Путь к единице, к слиянию с чашей в вечности, в безвременьи Венеции и Дандоло («Разница между художником и всеми остальными заключается, наверное, в том, что художник бросает вызов вечности, тогда как остальные стремятся обороть время…» (78)) состоит в обретении мудрости, Софии, которая открывается по мере приятия противоположностей бытия. Это точно почувствовала Агнесса Шамардина своей древней сущностью Ависаги Сунамитянки, когда заметила Ермо: «Русский человек сильно мечтает сказать всему „да“, но назло себе говорит „нет“. А у вас — только „да“» (86). Материальным выражением этого «да», символом целостности и является в конечном итоге чаша Дандоло, «Pith of House — pith of heart». Не переставая быть вещью, она в своей сакральности становится подобной иконе: предмет и не предмет одновременно, а как потир чаша отмечает высшую точку литургии — причастие, то есть причастность к жертве Христа, к Богу. Поэтому трепетные свидания героя с чашей всегда приобретают характер моления о чаше: «Свидания с нею бывали не каждый день. Иногда, уже дойдя до двери заветной комнатки, он вдруг передумывал и возвращался в кабинет. Что-то должно было случиться, чтобы час-другой наедине с чашей стал полно прожитым временем» (23).
Моление это включается в выработанный годами ритуал с множеством остро ощущаемых необходимых деталей: «Ключ от треугольной комнатки он не доверял никому, даже Фрэнку. Иногда на него находило, и он среди ночи вскакивал и отправлялся на свидание, волнуясь и сжимая ключ в кармане халата. Он ступал осторожно, чтобы не разбудить прислугу, словно тать. Слабо освещенный дом казался огромным аквариумом, в глубинах которого дремали чудовища. Дверь в зал открывалась бесшумно, но вот старый паркет поскрипывал, словно молодой лед. Громко — смазывай не смазывай — щелкал замок, с хрустом переламывая ключ. Наконец с шипеньем загоралась спичка, лихорадочно выхватывая из темноты и удваивая в зеркале обрывок руки, низ лица, чашу, подсвечник. Рядом с шахматным столиком всегда стояла бутылка-другая и стакан. Налив вина, он вытягивался во весь рост со скрещенными ногами в низком кресле, закуривал. Здесь можно было просто спокойно посидеть, ни о чем не думая. Да, о чаше было необязательно думать.
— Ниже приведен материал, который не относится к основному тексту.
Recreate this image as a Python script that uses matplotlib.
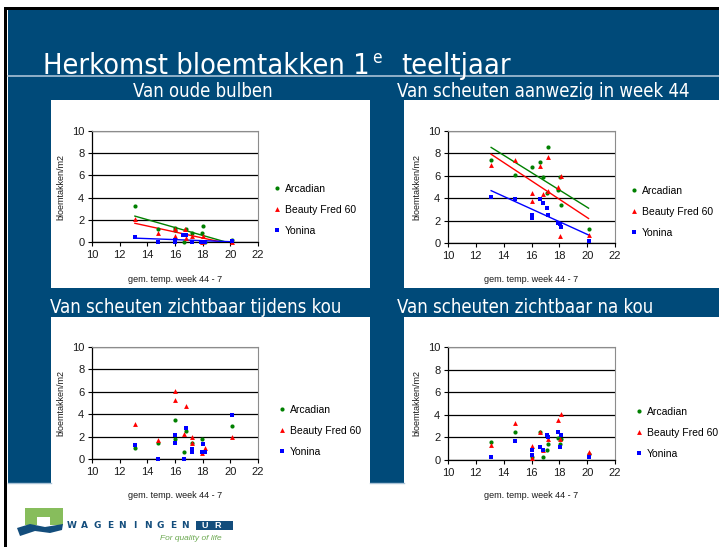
import matplotlib
matplotlib.use("Agg")
import matplotlib.pyplot as plt
import matplotlib.font_manager as fm
from matplotlib.patches import Rectangle, Polygon
from matplotlib.lines import Line2D
import numpy as np

W, H = 719, 547

# ---- data ----
series_names = ["Arcadian", "Beauty Fred 60", "Yonina"]

# Van oude bulben
p1_arc_x = [13.1, 14.8, 16.0, 16.0, 16.65, 16.8, 17.2, 17.95, 18.05, 18.2, 20.1]
p1_arc_y = [3.2, 1.15, 1.3, 1.1, 0.0, 1.15, 0.85, 0.85, 1.4, 0.0, 0.2]
p1_bf_x = [13.1, 14.8, 16.0, 16.0, 16.7, 16.8, 17.2, 17.95, 18.05, 20.1]
p1_bf_y = [2.05, 0.8, 1.2, 0.55, 1.15, 0.35, 0.55, 0.0, 0.55, 0.0]
p1_yon_x = [13.1, 14.8, 16.0, 16.0, 16.6, 16.8, 17.2, 17.9, 18.05, 18.2, 20.1]
p1_yon_y = [0.45, 0.0, 0.2, 0.0, 0.6, 0.6, 0.0, 0.0, 0.0, 0.0, 0.1]

# Van scheuten aanwezig in week 44
p2_arc_x = [13.1, 14.8, 16.0, 16.6, 16.8, 17.15, 17.1, 17.9, 18.05, 18.15, 20.1]
p2_arc_y = [7.45, 6.05, 6.8, 7.2, 5.85, 8.55, 4.5, 4.75, 5.85, 3.35, 1.25]
p2_bf_x = [13.1, 14.8, 16.0, 16.0, 16.6, 16.8, 17.15, 17.15, 17.9, 18.15, 18.05, 20.1]
p2_bf_y = [7.0, 7.4, 4.45, 3.75, 6.85, 4.4, 7.7, 4.65, 5.0, 6.0, 0.6, 0.75]
p2_yon_x = [13.1, 14.8, 16.0, 16.0, 16.6, 16.8, 17.1, 17.15, 17.9, 18.05, 18.15, 20.1]
p2_yon_y = [4.15, 3.9, 2.5, 2.2, 3.9, 3.55, 3.1, 2.5, 1.8, 1.7, 1.4, 0.2]

# Van scheuten zichtbaar tijdens kou
p3_arc_x = [13.1, 14.8, 16.0, 16.0, 16.65, 16.8, 17.2, 17.95, 20.1]
p3_arc_y = [1.0, 1.4, 3.45, 1.8, 0.6, 2.5, 1.4, 1.75, 2.95]
p3_bf_x = [13.1, 14.8, 16.0, 16.0, 16.65, 16.8, 17.2, 17.2, 17.95, 18.2, 20.1]
p3_bf_y = [3.15, 1.7, 6.05, 5.25, 2.2, 4.7, 1.95, 1.4, 0.55, 1.0, 1.95]
p3_yon_x = [13.1, 14.8, 16.0, 16.0, 16.65, 16.8, 17.2, 17.2, 17.95, 18.05, 18.2, 20.1]
p3_yon_y = [1.25, 0.0, 2.1, 1.4, 0.0, 2.8, 0.85, 0.6, 0.6, 1.35, 0.6, 3.9]

# Van scheuten zichtbaar na kou
p4_arc_x = [13.1, 14.8, 16.0, 16.6, 16.8, 17.1, 17.15, 17.9, 18.05, 18.15, 20.1]
p4_arc_y = [1.55, 2.5, 0.3, 2.5, 0.25, 0.85, 1.4, 1.95, 1.4, 1.9, 0.55]
p4_bf_x = [13.1, 14.8, 16.0, 16.0, 16.6, 16.8, 17.15, 17.9, 18.05, 18.15, 20.1]
p4_bf_y = [1.35, 3.3, 1.2, 0.2, 2.5, 0.85, 1.9, 3.55, 1.9, 4.05, 0.7]
p4_yon_x = [13.1, 14.8, 16.0, 16.0, 16.6, 16.8, 17.1, 17.15, 17.9, 18.05, 18.15, 20.1]
p4_yon_y = [0.3, 1.7, 0.9, 0.45, 1.15, 0.85, 2.2, 2.0, 2.5, 1.15, 2.2, 0.3]

panel_titles = ["Van oude bulben", "Van scheuten aanwezig in week 44",
                "Van scheuten zichtbaar tijdens kou", "Van scheuten zichtbaar na kou"]
title_parts = ["Herkomst bloemtakken 1", "e", "teeltjaar"]
xlabel = "gem. temp. week 44 - 7"
ylabel = "bloemtakken/m2"

colors = ["#008000", "#ff0000", "#0000ff"]
markers = ["o", "^", "s"]

BLUE = "#004a79"
LIGHT = "#a9c2d6"


def find_narrow():
    found = []
    for f in fm.fontManager.ttflist:
        n = (f.name + " " + f.fname).lower()
        st = str(f.stretch).lower()
        if ("narrow" in n or "condensed" in n or "condensed" in st) and f.style == "normal" \
                and "italic" not in n and "oblique" not in n:
            w = f.weight if isinstance(f.weight, int) else fm.weight_dict.get(f.weight, 400)
            found.append((abs(w - 380), f.fname))
    found.sort()
    return found[0][1] if found else None


narrow_file = find_narrow()


def narrow_prop(size):
    if narrow_file:
        return fm.FontProperties(fname=narrow_file, size=size)
    return fm.FontProperties(family="Liberation Sans", size=size)


def fx(x):
    return x / W


def fy(y):
    return 1 - y / H


def rect(x0, y0, x1, y1, color, z=0):
    fig.add_artist(Rectangle((fx(x0), fy(y1)), fx(x1) - fx(x0), fy(y0) - fy(y1),
                             transform=fig.transFigure, color=color, lw=0, zorder=z))


def fitted_size(s, target_w, base=20):
    t = fig.text(0, 0, s, fontproperties=narrow_prop(base))
    w = t.get_window_extent(fig.canvas.get_renderer()).width
    t.remove()
    return base * target_w / w


plt.rcParams["font.family"] = ["Liberation Sans", "DejaVu Sans"]
fig = plt.figure(figsize=(W / 100, H / 100), dpi=100)
fig.patch.set_facecolor("white")

# slide background
rect(8, 10, 719, 483, BLUE)
rect(51, 100, 370, 288, "white", 1)
rect(404, 100, 719, 288, "white", 1)
rect(51, 317, 370, 547, "white", 1)
rect(404, 317, 719, 547, "white", 1)
rect(4, 7, 719, 9.5, "black", 2)
rect(4, 7, 7, 547, "black", 2)
fig.add_artist(Line2D([fx(8), 1], [fy(76), fy(76)], transform=fig.transFigure,
                      color=LIGHT, lw=1.2, zorder=2))
for a, b in [(8, 51), (370, 404)]:
    fig.add_artist(Line2D([fx(a), fx(b)], [fy(483), fy(483)], transform=fig.transFigure,
                          color=LIGHT, lw=1, zorder=2))

# title in three pieces (superscript e)
ts = fitted_size(title_parts[0], 326)
fig.text(fx(43), fy(74), title_parts[0], color="white", fontproperties=narrow_prop(ts),
         va="baseline", ha="left", zorder=3)
fig.text(fx(372), fy(63), title_parts[1], color="white", fontproperties=narrow_prop(ts * 0.6),
         va="baseline", ha="left", zorder=3)
fig.text(fx(401), fy(74), title_parts[2], color="white", fontproperties=narrow_prop(ts),
         va="baseline", ha="left", zorder=3)

ss = fitted_size(panel_titles[1], 293)
sub_pos = [(133, 97), (397, 97), (50, 313), (397, 313)]
for (sx, sy), t in zip(sub_pos, panel_titles):
    fig.text(fx(sx), fy(sy), t, color="white", fontproperties=narrow_prop(ss),
             va="baseline", ha="left", zorder=3)

# axes boxes: left, right, top, bottom in pixels
boxes = [(92, 258, 131, 242), (448, 615, 131, 243), (92, 258, 347, 459), (448, 615, 347, 460)]
legend_pos = [(268, 210), (625, 212), (273, 431), (630, 433)]
xlabel_y = [279, 279, 495, 495]

panels = [
    [(p1_arc_x, p1_arc_y), (p1_bf_x, p1_bf_y), (p1_yon_x, p1_yon_y)],
    [(p2_arc_x, p2_arc_y), (p2_bf_x, p2_bf_y), (p2_yon_x, p2_yon_y)],
    [(p3_arc_x, p3_arc_y), (p3_bf_x, p3_bf_y), (p3_yon_x, p3_yon_y)],
    [(p4_arc_x, p4_arc_y), (p4_bf_x, p4_bf_y), (p4_yon_x, p4_yon_y)],
]
trend = [True, True, False, False]

for i, (l, r, t, b) in enumerate(boxes):
    ax = fig.add_axes([fx(l), fy(b), fx(r) - fx(l), fy(t) - fy(b)], zorder=5)
    ax.set_facecolor("white")
    for j, (xs, ys) in enumerate(panels[i]):
        ax.plot(xs, ys, ls="none", marker=markers[j], color=colors[j],
                ms=3.5 if j else 3, mew=0, label=series_names[j], clip_on=False, zorder=4)
        if trend[i]:
            k, c = np.polyfit(xs, ys, 1)
            tx = np.array([min(xs), max(xs)])
            ax.plot(tx, k * tx + c, color=colors[j], lw=1, zorder=3)
    ax.set_xlim(10, 22)
    ax.set_ylim(0, 10)
    ax.set_xticks(range(10, 23, 2))
    ax.set_yticks(range(0, 11, 2))
    ax.grid(axis="y", color="black", lw=0.9)
    ax.set_axisbelow(True)
    for s in ["top", "right"]:
        ax.spines[s].set_color("#8c8c8c")
        ax.spines[s].set_linewidth(0.8)
    for s in ["left", "bottom"]:
        ax.spines[s].set_color("black")
        ax.spines[s].set_linewidth(0.9)
    ax.tick_params(direction="out", length=3, width=0.8, labelsize=8,
                   labelcolor="#1a1a1a", pad=2.5)
    ax.set_ylabel(ylabel, fontsize=6.5, color="#1a1a1a", labelpad=5)
    fig.text(fx((l + r) / 2), fy(xlabel_y[i]), xlabel, fontsize=6.5, color="#1a1a1a",
             ha="center", va="center")
    lx, ly = legend_pos[i]
    ax.legend(loc="center left", bbox_to_anchor=(fx(lx), fy(ly)), bbox_transform=fig.transFigure,
              frameon=False, fontsize=7.5, handlelength=0.8, handletextpad=0.35,
              labelspacing=1.05, borderpad=0, markerscale=1.0)

# logo
G = "#87bd5c"
DB = "#134d7c"
fig.add_artist(Polygon([(fx(25), fy(525)), (fx(25), fy(508)), (fx(63), fy(508)), (fx(63), fy(525)),
                        (fx(50), fy(525)), (fx(50), fy(517)), (fx(37), fy(517)), (fx(37), fy(525))],
                       closed=True, transform=fig.transFigure, color=G, lw=0, zorder=3))
fig.add_artist(Polygon([(fx(17), fy(528)), (fx(30), fy(524)), (fx(45), fy(527)), (fx(63), fy(524)),
                        (fx(62), fy(530)), (fx(50), fy(533)), (fx(35), fy(531)), (fx(20), fy(536))],
                       closed=True, transform=fig.transFigure, color=DB, lw=0, zorder=3))
for k, ch in enumerate("WAGENINGEN"):
    fig.text(fx(72 + k * 12.6), fy(525.5), ch, color=DB, fontsize=6.5, weight="bold",
             ha="center", va="center", family=["DejaVu Sans"], zorder=3)
rect(196, 521, 233, 530, DB, 3)
fig.text(fx(205), fy(525.5), "U", color="white", fontsize=6.5, weight="bold",
         ha="center", va="center", zorder=4)
fig.text(fx(218), fy(525.5), "R", color="white", fontsize=6.5, weight="bold",
         ha="center", va="center", zorder=4)
fig.text(fx(160), fy(538), "For quality of life", color="#6aa84f", fontsize=6,
         style="italic", ha="left", va="center", zorder=3)

fig.savefig("out.png", dpi=100)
Рано или поздно она сама собой вплывала сначала в поле зрения, а затем и в мысли, словно пытаясь придать всему свою форму, и всякий раз с усмешкой вспоминал Аристотеля: через искусство возникает то, форма чего находится в душе» (25–26).
Момент с вплывающей в поле зрения чашей напоминает описанное В. В. Розановым восприятие Дворца дожей и собора св. Марка: «Нужно было или в яркое утро, или в пустынную молчаливую ночь выйти на площадь и, остановясь в 3/4 ее длины, т. е. не подходя близко к св. Марку, — или сесть где-нибудь на каменные плиты, если была ночь, или, если это было утро, — спросить себе на столик кофе; и, не смотря прямо на главную красоту, так сказать, дышать этой площадью, ничего особенного не думать, не вспоминать истории и время от времени нечаянно взглядывать вперед, в направлении Марка и дворца. Все преднамеренное нехорошо. Тогда в ваше непреднамеренное ленивое дремание и Марк, и дворец входили незаметно и становились куда нужно. Через несколько времени седина этого места, удивительная его архитектурность, непосильная личному гению и доступная только гению времен, начинала в вас действовать. И минутами сердце наполнялось прямо восторгом и счастьем» (221).